>> start Source data
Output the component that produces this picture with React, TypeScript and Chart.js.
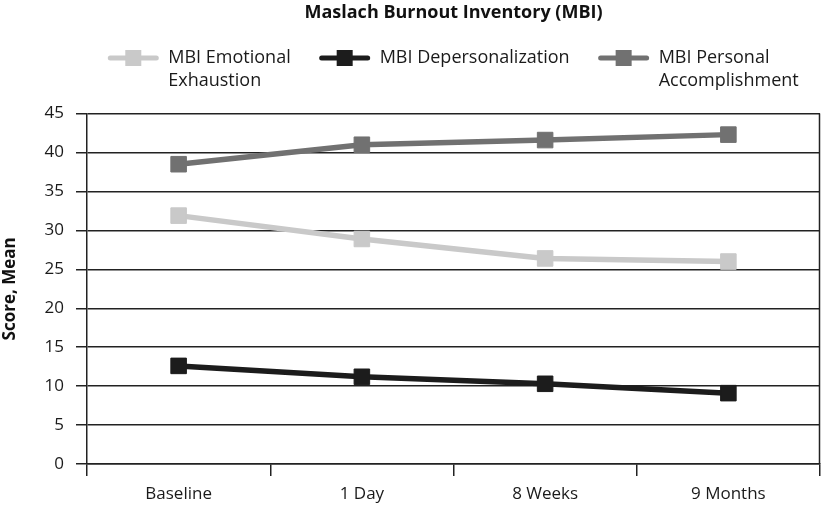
import React, { useEffect, useRef } from "react";
import { Chart, registerables } from "chart.js";

Chart.register(...registerables);

const TITLE = "Maslach Burnout Inventory (MBI)";
const Y_TITLE = "Score, Mean";
const CATEGORIES = ["Baseline", "1 Day", "8 Weeks", "9 Months"];

const EE_LABEL = ["MBI Emotional", "Exhaustion"];
const DP_LABEL = ["MBI Depersonalization"];
const PA_LABEL = ["MBI Personal", "Accomplishment"];

const EMOTIONAL_EXHAUSTION = [31.9, 28.9, 26.4, 26.0];
const DEPERSONALIZATION = [12.6, 11.2, 10.3, 9.1];
const PERSONAL_ACCOMPLISHMENT = [38.5, 41.0, 41.6, 42.3];

const Y_MIN = 0;
const Y_MAX = 45;
const Y_STEP = 5;

const COLORS = ["#c9c9c9", "#1c1c1c", "#717171"];
const FONT = "'Open Sans', 'Noto Sans', sans-serif";
const GRID = "#222222";

const rightBorderPlugin = {
  id: "rightBorder",
  afterDatasetsDraw(chart: any) {
    const ctx = chart.ctx as CanvasRenderingContext2D;
    const a = chart.chartArea;
    ctx.save();
    ctx.strokeStyle = GRID;
    ctx.lineWidth = 1.5;
    ctx.beginPath();
    ctx.moveTo(Math.round(a.right) - 0.5, a.top);
    ctx.lineTo(Math.round(a.right) - 0.5, a.bottom);
    ctx.stroke();
    ctx.restore();
  },
};

const legendPlugin = {
  id: "customLegend",
  afterDraw(chart: any) {
    const ctx = chart.ctx as CanvasRenderingContext2D;
    const area = chart.chartArea;
    const items = chart.data.datasets.map((ds: any) => ({
      lines: ds.legendLines as string[],
      color: ds.borderColor as string,
    }));
    const markerW = 50;
    const gapText = 10;
    const gapItem = 29;
    const lineH = 23.3;
    const yFirst = 58;
    ctx.save();
    ctx.font = `18px ${FONT}`;
    const widths = items.map((it: any) =>
      Math.max(...it.lines.map((l: string) => ctx.measureText(l).width))
    );
    let total = 0;
    widths.forEach((w: number, i: number) => {
      total += markerW + gapText + w + (i < widths.length - 1 ? gapItem : 0);
    });
    let x = (area.left + area.right) / 2 - total / 2;
    items.forEach((it: any, i: number) => {
      ctx.strokeStyle = it.color;
      ctx.lineWidth = 5;
      ctx.lineCap = "round";
      ctx.beginPath();
      ctx.moveTo(x + 2, yFirst);
      ctx.lineTo(x + markerW - 2, yFirst);
      ctx.stroke();
      ctx.fillStyle = it.color;
      ctx.fillRect(x + markerW / 2 - 8, yFirst - 8, 16, 16);
      ctx.fillStyle = "#1a1a1a";
      ctx.textAlign = "left";
      ctx.textBaseline = "middle";
      it.lines.forEach((l: string, j: number) => {
        ctx.fillText(l, x + markerW + gapText, yFirst + j * lineH);
      });
      x += markerW + gapText + widths[i] + gapItem;
    });
    ctx.restore();
  },
};

export default function App() {
  const ref = useRef<HTMLCanvasElement | null>(null);

  useEffect(() => {
    if (!ref.current) return;
    const mk = (label: string[], data: number[], color: string) => ({
      label: label.join(" "),
      legendLines: label,
      data,
      borderColor: color,
      backgroundColor: color,
      borderWidth: 5.5,
      pointStyle: "rect",
      pointRadius: 11,
      pointBorderWidth: 1,
      pointBackgroundColor: color,
      pointBorderColor: color,
      tension: 0,
    });
    const chart = new Chart(ref.current, {
      type: "line",
      data: {
        labels: CATEGORIES,
        datasets: [
          mk(EE_LABEL, EMOTIONAL_EXHAUSTION, COLORS[0]),
          mk(DP_LABEL, DEPERSONALIZATION, COLORS[1]),
          mk(PA_LABEL, PERSONAL_ACCOMPLISHMENT, COLORS[2]),
        ] as any,
      },
      plugins: [rightBorderPlugin, legendPlugin],
      options: {
        animation: false,
        responsive: false,
        layout: { autoPadding: false, padding: { right: 5, bottom: 0, left: 0, top: 0 } },
        plugins: {
          legend: { display: false },
          tooltip: { enabled: false },
          title: {
            display: true,
            text: TITLE,
            fullSize: false,
            color: "#111",
            font: { family: FONT, size: 18, weight: "bold", lineHeight: 1.2 },
            padding: { top: 2, bottom: 90 },
          },
        },
        scales: {
          x: {
            offset: true,
            afterFit(scale: any) {
              scale.height = 42;
            },
            grid: {
              offset: true,
              drawOnChartArea: false,
              drawTicks: true,
              tickLength: 12,
              color: GRID,
              lineWidth: 1.5,
            },
            border: { display: true, color: GRID, width: 1.5 },
            ticks: {
              color: "#1a1a1a",
              font: { family: FONT, size: 17 },
              padding: 8,
            },
          },
          y: {
            min: Y_MIN,
            max: Y_MAX,
            afterFit(scale: any) {
              scale.width = 87;
            },
            ticks: {
              stepSize: Y_STEP,
              color: "#1a1a1a",
              font: { family: FONT, size: 17 },
              padding: 12,
            },
            grid: {
              color: GRID,
              lineWidth: 1.5,
              tickLength: 11,
              drawTicks: true,
            },
            border: { display: true, color: GRID, width: 1.5 },
            title: {
              display: true,
              text: Y_TITLE,
              color: "#111",
              font: { family: FONT, size: 17, weight: "bold", lineHeight: 1.2 },
              padding: { top: 0, bottom: 0 },
            },
          },
        },
      } as any,
    });
    return () => chart.destroy();
  }, []);

  return (
    <div style={{ position: "absolute", left: 0, top: 0, width: 825, height: 506, background: "#fff" }}>
      <canvas ref={ref} width={825} height={506} style={{ display: "block" }} />
    </div>
  );
}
>> end Source data
> [Given problem]:
Print the data above verbatim from the first line through the line holding "Chart.register(...registerables);", leaving every picture out.

> [Correct result]:
Output the component that produces this picture with React, TypeScript and Chart.js.
import React, { useEffect, useRef } from "react";
import { Chart, registerables } from "chart.js";

Chart.register(...registerables);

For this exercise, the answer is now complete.